I was able to get it to work with middleman 4.3.6, middleman-sprockets 4.1.1 and sprockets 3.7.2 by adding this line in config.rb:

::Sprockets::Autoload::Sass = ::SassC

Ugly hack (you still get the warning 'consider using Sprockets 4.x to render with SassC') but it works until we find the time to refactor the asset pipeline.

cabgfx commented 4 years ago

Thanks for sharing that, @ojundt !

asecondwill commented 1 year ago

Just leaving a comment so i can find this again. I couldnt get @ojundt fix to work. it said:

warning: already initialized constant Sprockets::Autoload::Sass == Sprockets will render css with SassC

which it didnt. it just outputted the scss file unprocessed.

Getting a basic bootstrap demo working on a new install of middleman 4 today has been tricky. so giving up on sprockets for now.

pomartel commented 1 year ago

@asecondwill I gave up on Sprockets a fews weeks ago and just use an external pipeline instead with Dart Sass installed through Homebrew.

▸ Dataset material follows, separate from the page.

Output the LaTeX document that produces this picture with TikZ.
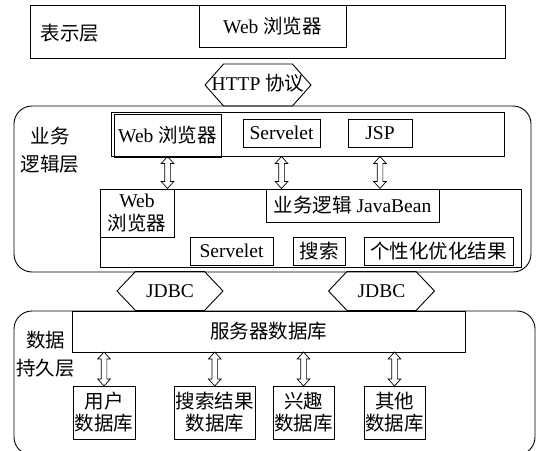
\documentclass[tikz,border=0pt]{standalone}
\usepackage{fontspec}
\setmainfont{Liberation Serif}
\newfontfamily\cjk{Noto Sans CJK SC}
\usetikzlibrary{shapes.arrows}

\begin{document}
\begin{tikzpicture}[x=1pt,y=-1pt,line width=0.9pt,font=\fontsize{19.5}{22.5}\selectfont]
    \tikzstyle{layer} = [draw,inner sep=0pt]
    \tikzstyle{box} = [draw,inner sep=0pt,align=center]
    \tikzstyle{dbbox} = [box,font=\cjk\fontsize{19.5}{22}\selectfont,minimum height=53]
    \tikzstyle{cjklabel} = [inner sep=0pt,align=center,font=\cjk\fontsize{19.5}{28}\selectfont]
    \tikzstyle{bigarrow} = [draw,shape=double arrow,double arrow head extend=0pt,inner sep=0pt,minimum height=106]
    \tikzstyle{smallarrow} = [draw,line width=0.7pt,shape=double arrow,rotate=90,double arrow head extend=3.5,double arrow tip angle=84,inner xsep=0pt,inner ysep=2.5,font=\fontsize{1}{1}\selectfont]
    \fill[white] (0,0) rectangle (538,450);
    \useasboundingbox (0,0) rectangle (538,450);
        % presentation layer
        \node[layer,minimum width=475,minimum height=53] (present) at (267.5,31.5) {};
        \node[cjklabel] (presentlabel) at (70,33) {表示层};
        \node[box,minimum width=147,minimum height=42] (pweb) at (272.5,26) {Web {\cjk 浏览器}};
        \node[bigarrow,minimum width=42,double arrow tip angle=97] (http) at (258,85) {};
        \node (httptext) at (258,83) {HTTP {\cjk 协议}};
        % business logic layer
        \node[layer,rounded corners=18,minimum width=517,minimum height=166] (logic) at (272.5,189) {};
        \node[cjklabel] (logiclabel) at (50,150) {业务\\逻辑层};
        \node[box,minimum width=392.5,minimum height=44] (upper) at (307.75,134) {};
        \node[box,minimum width=107,minimum height=43] (uweb) at (167.5,135.5) {Web {\cjk 浏览器}};
        \node[box,minimum width=77,minimum height=28] (userv) at (281.5,133) {Servelet};
        \node[box,minimum width=64,minimum height=28] (jsp) at (380,133) {JSP};
        \node[box,minimum width=421,minimum height=78] (lower) at (310.5,228) {};
        \node[box,minimum width=74,minimum height=48] (lweb) at (137,213) {Web\\{\cjk 浏览器}};
        \node[box,minimum width=173,minimum height=33] (bean) at (352.5,205.5) {{\cjk 业务逻辑} JavaBean};
        \node[box,minimum width=83,minimum height=28] (lserv) at (231.5,251) {Servelet};
        \node[box,minimum width=52,minimum height=28] (search) at (319,251) {\cjk 搜索};
        \node[box,minimum width=149,minimum height=28] (result) at (438.5,251) {\cjk 个性化优化结果};
        \path (uweb.south |- upper.south) -- (uweb.south |- lower.north) node[midway,smallarrow,minimum height=32] (a1) {};
        \path (userv.south |- upper.south) -- (userv.south |- lower.north) node[midway,smallarrow,minimum height=32] (a2) {};
        \path (jsp.south |- upper.south) -- (jsp.south |- lower.north) node[midway,smallarrow,minimum height=32] (a3) {};
        % JDBC
        \node[bigarrow,minimum width=39,double arrow tip angle=93] (jdbc1) at (170,291) {JDBC};
        \node[bigarrow,minimum width=39,double arrow tip angle=93] (jdbc2) at (381.5,291) {JDBC};
        % data persistence layer
        \node[layer,rounded corners=18,minimum width=521,minimum height=144] (data) at (274.5,383) {};
        \node[cjklabel] (datalabel) at (45.5,354.5) {数据\\持久层};
        \node[box,minimum width=393,minimum height=41] (server) at (268.5,331.5) {\cjk 服务器数据库};
        \node[dbbox,minimum width=62] (user) at (104,412.5) {用户\\数据库};
        \node[dbbox,minimum width=81.5] (sres) at (214.75,412.5) {搜索结果\\数据库};
        \node[dbbox,minimum width=61] (inter) at (303.5,412.5) {兴趣\\数据库};
        \node[dbbox,minimum width=61] (other) at (394.5,412.5) {其他\\数据库};
        \path (user.north |- server.south) -- (user.north) node[midway,smallarrow,minimum height=34] (b1) {};
        \path (sres.north |- server.south) -- (sres.north) node[midway,smallarrow,minimum height=34] (b2) {};
        \path (inter.north |- server.south) -- (inter.north) node[midway,smallarrow,minimum height=34] (b3) {};
        \path (other.north |- server.south) -- (other.north) node[midway,smallarrow,minimum height=34] (b4) {};
    \end{tikzpicture}
\end{document}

Here is the relevant configuration from my config.rb file:

activate :external_pipeline,
  name: :sass,
  command: "/opt/homebrew/bin/sass --no-source-map #{ build? ? '' : '--watch' } --load-path=node_modules --load-path=source/images source/stylesheets/_application.scss:build/assets/application.css",
  source: "build/assets"

I have something similar to concatenate my JS files. Hope this helps!